Création d’un comité Etat-Régions

« Nous sommes déterminés à mieux dialoguer avec les territoires, notamment les régions » a affirmé le Premier ministre, prêt à un “travail en confiance” avec les élus. Il a notamment accepté l’idée de Régions de France de mettre en place un comité Etat-Régions qui se réunirait tous les trois mois pour coordonner les politiques communes. La première réunion de ce comité doit se faire rapidement, fin octobre, afin de préparer les propositions de la France sur la politique agricole commune (PAC).
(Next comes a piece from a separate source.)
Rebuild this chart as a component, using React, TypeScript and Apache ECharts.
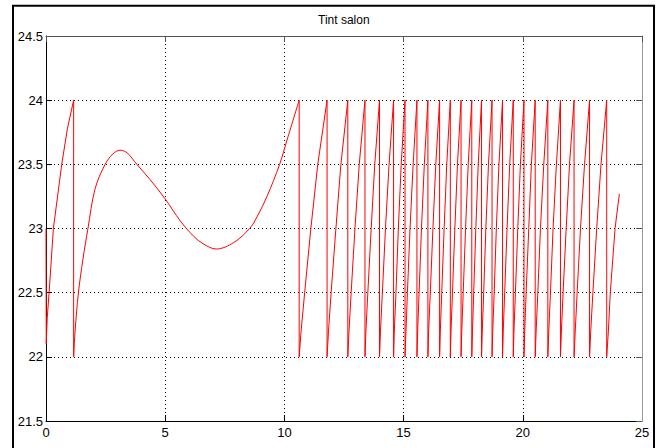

Expérimenter le service public de l'emploi

Autre geste sur la coordination en matière d'emploi, Édouard Philippe a proposé à des régions volontaires « une expérimentation visant à renforcer le pilotage des politiques de formation professionnelle ». Un geste mais pas suffisant pour répondre à Hervé Morin, demandant « qu’enfin, on nous permette d'expérimenter la prise de contrôle sur le service public de l'emploi ». Et d’ajouter : « Est-ce qu'un jour on va nous donner cette chance de pouvoir passer des consignes à des collaborateurs de Pôle Emploi sur de nouvelles méthodes pour s'adresser aux chômeurs dont nous avons la responsabilité ? On ne demande pas de décentraliser Pôle Emploi ». Le président de la région Normandie revendique également que l’économie circulaire devienne « une compétence complètement régionale ».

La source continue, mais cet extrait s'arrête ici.